From the start, existential literature was seen as little more than a forum for the existential philosophers to present their ideas. For example, Charles I. Glicksberg, in his 1945 essay “Literary Existentialism,” wrote, “Though Existentialist literature, particularly in the field of fiction and drama, does exist, it has thus far contributed nothing by way of innovation in aesthetic form. By and large, it is a literature based upon a philosophy, a Weltanschauung, a method of interpreting the life of man upon earth, his character and destiny.” It soon developed that the most important reason for reading the literature produced by the French existentialists was to prove, if only to oneself, that one belonged to their intellectual society. In 1951, James Collins introduced his book The Existentialists with an explanation about the relationship between Existentialism and how one lives.
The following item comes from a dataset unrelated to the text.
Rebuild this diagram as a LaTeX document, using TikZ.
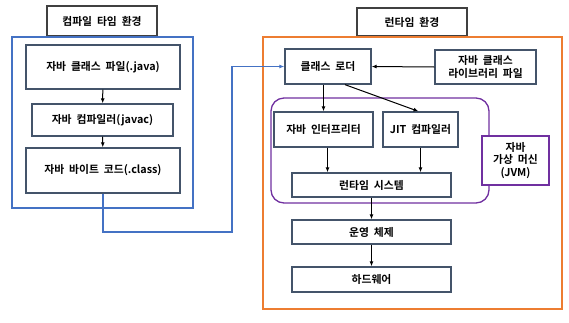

Stating his intention to focus his study on disagreements between members of the existential community, he noted that, in studying the people and not their writings, “the picture that [emerges] is drawn more in terms of methods and problems than of a common fund of doctrinal content.” As with Glicksburg, the literature was deemed less important than the ideas and the people who lived those ideas.
The shift in Existentialism’s relevance in literature came during the 1960s, and can be seen in the writings of Hazel E. Barnes, one of the movement’s most prolific observers. In her 1959 book The Literature of Possibilities, Barnes begins her exploration of existential ideas with the bold statement, “About the middle of this century novelists and playwrights stopped making men and women to order for psychologists and began to re-create Man.” A few sentences later she attributes that view to Jean-Paul Sartre, but only after she has drawn readers in with that challenging claim. By 1967, in the chapter “Existentialism and Other Rebels” of her book Existentialist Ethics, Barnes was defending the philosophy from being lumped with other, similar movements with which it might be confused— Ayn Rand’s Objectivism, the Beatnik or Hipster nihilism espoused by Norman Mailer and others, and Oriental philosophies, especially Zen Buddhism. “Like man himself, philosophy is always ‘in situation,’” Barnes wrote, continuing that Existentialism “is acutely aware of its own position in the world order of the twentieth century. It can envision its own transcendence.” One of Existentialism’s strongest supporters, Barnes could already see it dissolving, losing its character to similar philosophies, new and old.
Today, critics frequently point out existential elements in literary works, usually those set in contradictory or self-defeating situations. While used frequently to describe specific elements of literary works, it is seldom used in an attempt to understand an author’s worldview. In literature, the word Existential refers to a mood, rather than to a specific philosophy.